If you genuinely prefer motion smoothing for movies, that’s fine. Your TV, your choice.
But try watching with it disabled for a week. Your eyes need time to adjust back to natural film motion if you’ve been watching with smoothing enabled.
Many people who initially prefer motion smoothing change their minds after seeing properly displayed film content. The cinematic look grows on you.
Others find that they like smoothing for some content but not others. That’s why TV manufacturers include the feature. They’re giving you options.
Explaining It to Others
If you’re the tech person in your family, you’ll probably need to fix this on other people’s TVs.
The easiest explanation is: “Your TV is adding extra frames that weren’t in the original movie. It makes everything look like a soap opera instead of a film.”
Most people understand immediately once you point it out. Show them a scene with motion smoothing on, then turn it off and show the same scene again.
The difference is obvious once you know what to look for. Panning shots work particularly well for demonstrations. The unnatural smoothness of motion smoothing versus the natural blur of film becomes clear.

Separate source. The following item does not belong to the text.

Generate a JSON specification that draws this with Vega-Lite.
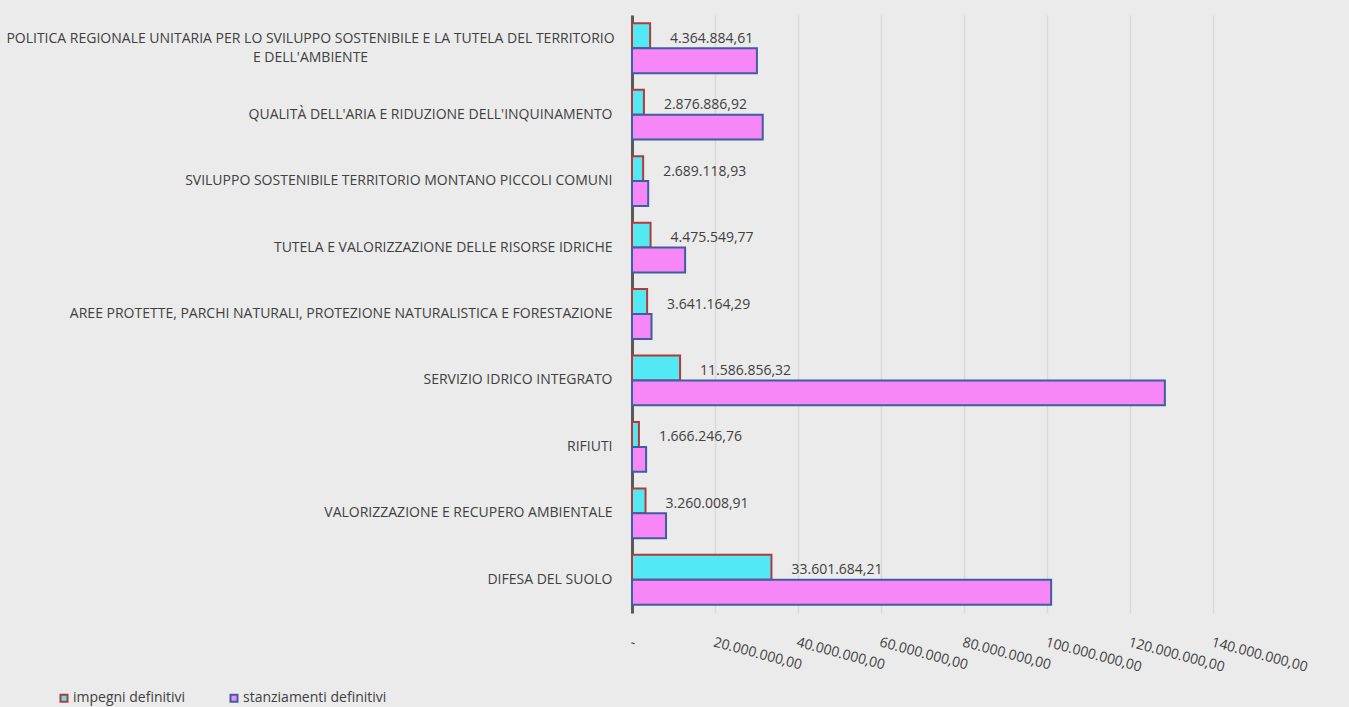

Some people will insist they don’t see a difference. That’s fine. If they’re happy with how their TV looks, leave it alone.
Bringing Film Back to Your Living Room
Your new TV can display beautiful, accurate pictures once you turn off the processing that makes everything look weird.
Motion smoothing represents good technology applied in the wrong place. The processors that enable it are impressive. The algorithms work reasonably well for what they’re trying to do. But what they’re trying to do runs counter to how films are made and meant to be seen.
Take three minutes to find and disable motion smoothing in your TV settings. Your movies will immediately look more natural, more cinematic, and more like what the filmmakers intended. You bought a premium TV to get great picture quality. Now you’ll actually see it.